I performed some tests and it appears the R2
and RMSE
returned by the pls::R2
and pls::RMSEP
are not the mean stats of the 10 folds. They are calculated using all hold out samples at once by pulling predictions from all 10 CV folds, and comparing them to the observed outcomes:
Here is an example:
library(pls)
fit a model with inbuilt yarn data set:
data(yarn)
pls.fa <- plsr(density ~ NIR,
data = yarn,
ncomp = 6,
scale = TRUE,
validation = "CV",
segments = 10,
jackknife = TRUE)
I will use the equivalent caret
functions for comparison
The following code returns the RMSE obtained by using first 1:6 components:
pls::RMSEP(pls.fa, ncomp = 1:6, estimate = "CV", intercept = FALSE)
#output
1 comps 2 comps 3 comps 4 comps 5 comps 6 comps
8.4692 2.5553 1.9430 1.0151 0.7399 0.5801
To extract the RMSE in the form of a numeric vector:
unlist(lapply(1:6, function(x) pls::RMSEP(pls.fa,
ncomp = 1:6,
estimate = "CV",
intercept = FALSE)$val[,,x]))
lets compare the output with caret::RMSE
using all the data:
all.equal(
unlist(lapply(1:6, function(x) caret::RMSE(pls.fa$validation$pred[,,x],
yarn$density))),
unlist(lapply(1:6, function(x) pls::RMSEP(pls.fa,
ncomp = 1:6,
estimate = "CV",
intercept = FALSE)$val[,,x])))
#output
TRUE
So the RMSEP
is calculated by using all holdout predictions.
Equivalently the R2
:
all.equal(
unlist(lapply(1:6, function(x) caret::R2(pls.fa$validation$pred[,,x],
yarn$density,
form = "traditional"))),
unlist(lapply(1:6, function(x) pls::R2(pls.fa,
ncomp = 1:6,
estimate = "CV",
intercept = FALSE)$val[,,x])))
#output
TRUE
EDIT: to answer the questions in the comment:
which way is better to average RMSE over the folds, or to pull all predictions from the folds and calculate one RMSE:
In my opinion either way is good, one just needs to be consistent in the computation when comparing models.

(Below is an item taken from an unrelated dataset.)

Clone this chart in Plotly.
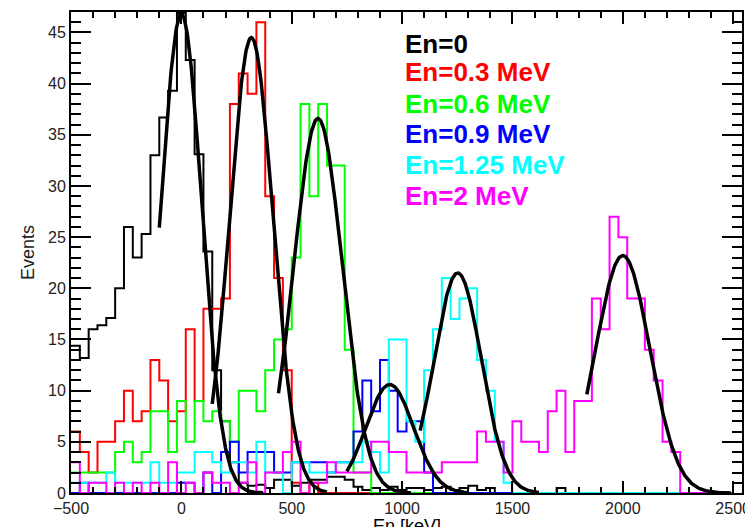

Consider the following example:
set.seed(1)
true <- rnorm(100)
fold <- sample(1:10, size = 100, replace = T)
pred <- rnorm(100)
z <- data.frame(true, pred, fold)
library(tidyverse)
z %>%
group_by(fold) %>%
summarise(rmse = caret::RMSE(true, pred)) %>%
pull(rmse) %>%
mean
#ouput
1.479923
z %>%
summarise(rmse = caret::RMSE(true, pred)) %>%
pull(rmse)
#ouput
1.441471
here averaging over the folds gives a more pessimistic result compared to pulling all predictions and calculating RMSE.
using same code with set.seed(2):
averaging over the folds: 1.442483
pulling all: 1.500432
now averaging over folds is more optimistic
So one way is not always more optimistic.